Diggnation is a hit on the start-up Web video site called Revision3 that produces about a dozen such podcasts. "We're a full-fledged television network," said David Prager, the site's co-founder. Not all the shows are moneymakers, but Diggnation is "outrageously in the black," he said. Now Prager is working on deals to get Revision3 shows available as a download for Web-connected devices such as the Roku box for Netflix or the Xbox 360.

Albrecht, 32, grew up in the Washington area. His parents live in Vienna, and that's where he and the crew crashed last night. He has a degree in computer science, so of course he moved to Los Angeles in the hopes of making it as an actor.

Albrecht and Rose first met when they worked together, years ago, at a now-defunct cable channel called TechTV. The two had sometimes kicked around the idea of working on a project together, and when Apple launched a new podcasting feature they decided this was the development that they'd been waiting for. The Apple feature went online on a Thursday and the first Diggnation podcast was recorded the next day.

For Rose, 31, who is a geek celebrity for having founded Digg, the podcast is a side-gig for his real job as that site's head software architect.
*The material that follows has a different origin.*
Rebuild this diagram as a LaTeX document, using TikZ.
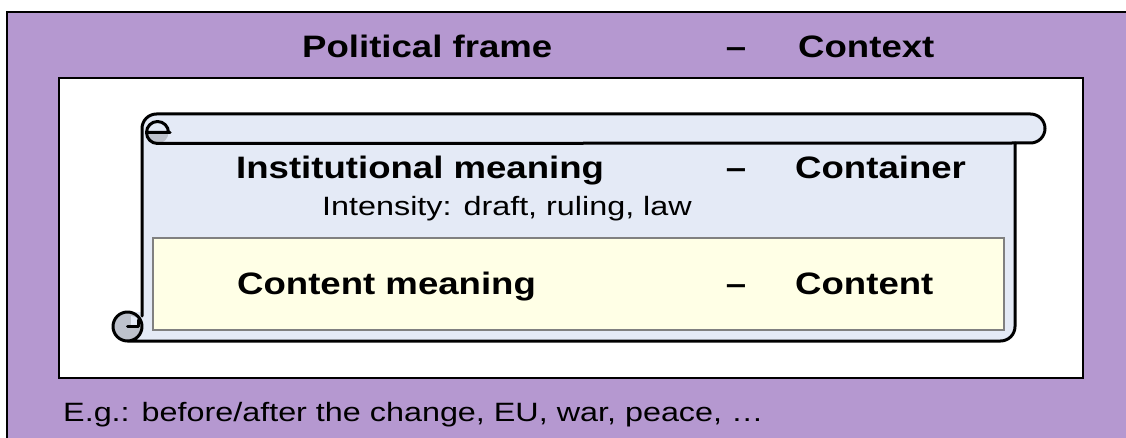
\documentclass[tikz,border=0pt]{standalone}
\usepackage{fontspec}
\setmainfont{Liberation Sans}
\newfontfamily\hfont[FakeStretch=1.18]{Liberation Sans}
\newfontfamily\rfont[FakeStretch=1.22]{Liberation Sans}
\definecolor{purp}{RGB}{181,152,208}
\definecolor{scrollblue}{RGB}{228,234,246}
\definecolor{contyellow}{RGB}{255,255,230}
\definecolor{curlgray}{RGB}{190,194,204}
\definecolor{boxgray}{RGB}{128,128,128}
\begin{document}
\begin{tikzpicture}[x=1pt,y=-1pt,
  heading/.style={font=\hfont\bfseries\fontsize{31}{33}\selectfont, inner sep=0pt, anchor=base west},
  headdash/.style={font=\hfont\bfseries\fontsize{31}{33}\selectfont, inner sep=0pt, anchor=base},
  plaintext/.style={font=\rfont\fontsize{26.5}{28}\selectfont, inner sep=0pt, anchor=base west},
  frameline/.style={line width=2pt, draw=black},
  scrollline/.style={line width=3pt, draw=black, line join=round, line cap=round}]
\useasboundingbox (0,0) rectangle (1126,438);
% outer purple frame (cut by picture edge)
\begin{scope}
  \clip (0,0) rectangle (1126,438);
  \draw[frameline, fill=purp] (7,12) rectangle (1140,450);
\end{scope}
% inner white rectangle
\draw[frameline, fill=white] (59,78) rectangle (1083,378);
% scroll body
\path[fill=scrollblue] (142,128.5) arc[start angle=180, end angle=270, radius=14.5]
  -- (1030.5,114) arc[start angle=270, end angle=450, radius=14.5]
  -- (1015,143) -- (1015,326.5) arc[start angle=0, end angle=90, radius=14.5]
  -- (127.5,341) arc[start angle=90, end angle=270, radius=14.5]
  -- (142,312) -- cycle;
% content box
\draw[line width=1.5pt, draw=boxgray, fill=contyellow] (153,238) rectangle (1004,330);
% bottom-left curl
\fill[curlgray] (127.5,326.5) circle[radius=14.5];
\fill[scrollblue] (131,326.5) -- (131,316) arc[start angle=270, end angle=360, radius=10.5] -- cycle;
% top-left curl lower half
\fill[curlgray] (146.5,132.5) arc[start angle=180, end angle=0, radius=11] -- cycle;
% scroll outline
\draw[scrollline] (142,316) -- (142,128.5) arc[start angle=180, end angle=270, radius=14.5]
  -- (1030.5,114) arc[start angle=270, end angle=450, radius=14.5]
  -- (1015,143) -- (1015,326.5) arc[start angle=0, end angle=90, radius=14.5]
  -- (127.5,341) arc[start angle=90, end angle=450, radius=14.5];
\draw[scrollline] (1015,143) -- (157.5,143.5);
\draw[scrollline] (170,132.5) -- (146.5,132.5) arc[start angle=180, end angle=360, radius=11];
\draw[scrollline] (146.5,132.5) arc[start angle=180, end angle=90, radius=11];
\draw[scrollline] (127.5,326.5) -- (138,326.5) -- (138,320);
% texts
\node[heading] (pf) at (302,58) {Political frame};
\node[headdash] (d1) at (736,58) {–};
\node[heading] (ctx) at (798,58) {Context};
\node[heading] (im) at (236,179) {Institutional meaning};
\node[headdash] (d2) at (736,179) {–};
\node[heading] (cont) at (795,179) {Container};
\node[plaintext] (int) at (322,216) {Intensity: draft, ruling, law};
\node[heading] (cm) at (237,294) {Content meaning};
\node[headdash] (d3) at (736,294) {–};
\node[heading] (cnt) at (795,294) {Content};
\node[plaintext] (eg) at (63,421) {E.g.: before/after the change, EU, war, peace, …};
\end{tikzpicture}
\end{document}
Next year, Rose said, he's hoping to roll out some tools that will link Digg users together by the kind of stories they like most. If you like pro-Obama stories, for example, you'll see more of those articles as the site notices your interests. Although it's popular, Digg isn't profitable. The company hopes to change that sometime next year, he said.

Three years on, the Diggnation podcast has been recorded in London, Tokyo -- and now Elkridge.

As Albrecht and Rose prepared to tape the show, the crew and their hosts were busy with keyboards clattering away as they Twittered, sent IMs, updated their Facebook status and checked their Gmail. Occasionally, an iPhone popped out of somebody's pocket for a quick consult. Partly, this seemed like a bit of show preparation; partly it seemed like this is how these guys spend most of their waking hours.

Hayes and a few friends who had dropped by appeared to be slightly star-struck at having the well-known geeks in the house. "I have nothing interesting to say to them but I'm still excited," typed one into his Dell.

The two hosts went over this week's topics, which were a fairly typical mix. There was a piece about a Hilton employee who sued the hotel chain after witnessing executives in an act of, well, inappropriate behavior, a story about a man who was arrested after police find crack, uh, after he becomes ill, followed by a list of the top ways a music application called Songbird is better than iTunes. As usual, the show was a clunky, stream-of-consciousness affair with a lot of side trips about, say, Rose's days as an employee at an Olive Garden.

Albrecht and Rose read a couple of letters from viewers at the end of the show. One was from Diggnation fan Andrew Walker, who wrote to credit Digg for his dog Yoshi's 15 minutes of fame.

Walker had made a video of Yoshi, a ferocious-looking Chihuahua who makes a bloodcurdling growl as it is dried off after a dip in the bathtub. The video had gone unnoticed on YouTube for a year before somebody posted it to Digg last summer. Now, the grouchy Chihuahua has been featured on such shows as "Inside Edition" and "The Tonight Show With Jay Leno." Such is the reach of Digg and Diggnation.

And, with that, it was a wrap. Hayes's mom had been sitting on the sofa the whole time, watching the show. "It was interesting," was about all she had to say about the show when asked afterward. She said it with a polite smile.

The latest episode of Diggnation, No. 180, hit the Web yesterday.